Ingredients for Doi Rui

  • Rohu ( rui maach) : 1kg , cut into medium sized pieces, de-shelled and cleaned
  • Curd (doi): 200 gm
  • Green Chilli (kacha lanka): 3/4
  • Turmeric powder (haluder guro): 1 ½ tsp
  • Ginger paste ( aada baata): 1tbsp
  • Chilli powder (sukhno lankar guro): 1 ½ tsp
  • Onions (peyaj): 2
  • Salt to taste

Preparation steps for Doi Rui

  • Mix curd, onion juice of 1onion, ½ tsp ginger, ½ tsp of turmeric and ½ chilli powder in a bowl, add the fish pieces to them and marinate for 15mins.
  • Heat mustard oil in a pan. Add the left out onions when the oil becomes hot. Sauté till the onions become golden brown. Add 1 tsp of ginger paste and fry little.
  • Add the marinated fish to the pan add salt, turmeric powder, chilli powder, 3 green chillis and let it cook for sometime. Take care that the pieces do not break, so don’t disturb it much, let it just cook. Use a lid for fast cooking.
  • Check after 5/7 mins whether the fish has become tender, if not then add little bit of water to it.
  • A great smell from the kitchen tells you that your Doi Rui is done.
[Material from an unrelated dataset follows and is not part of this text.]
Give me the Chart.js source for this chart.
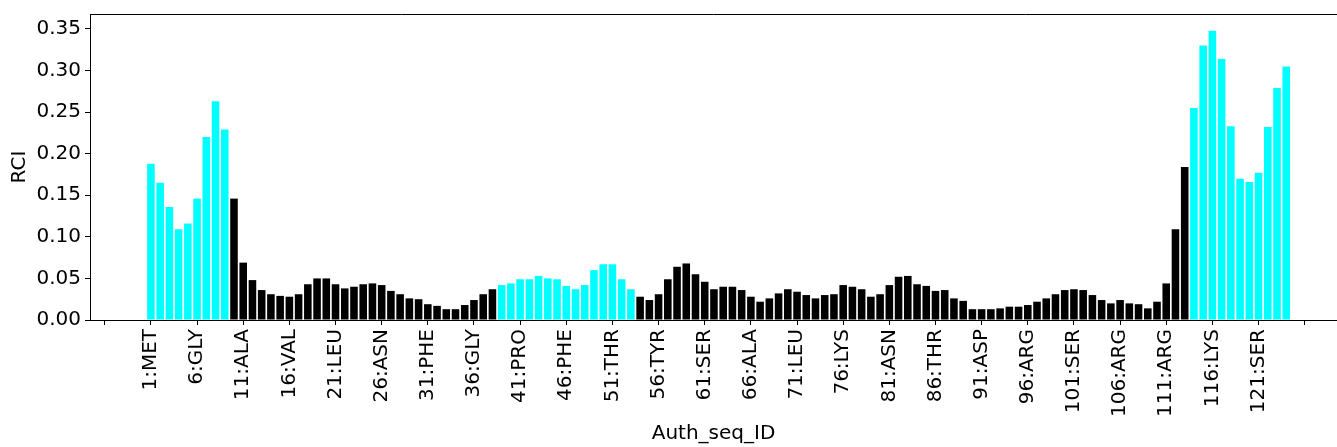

Serve it with hot rice and enjoy that feeling of being at home, anywhere in this world .Happy cooking and happy eating.

Ready to serve Doi Rui

Ready to serve Doi Rui

Hot Tip

If you are really interested in having that Mom cooked taste then add just fry some potato pieces cut in like the French fry style and add them to the curry.

Alternate way

If you are in real hurry and don’t have time to marinate the fish, then no problem at all. First fry the pieces and keep aside. Fry the onions and ginger paste as mentioned before. Add curd, turmeric powder, chilli powder, salt, ¾ green chilli and little bit of water. Allow it to boil for 3 mins and then add the fried fish pieces. Cook for 7 mins more and your doi rui is ready to serve.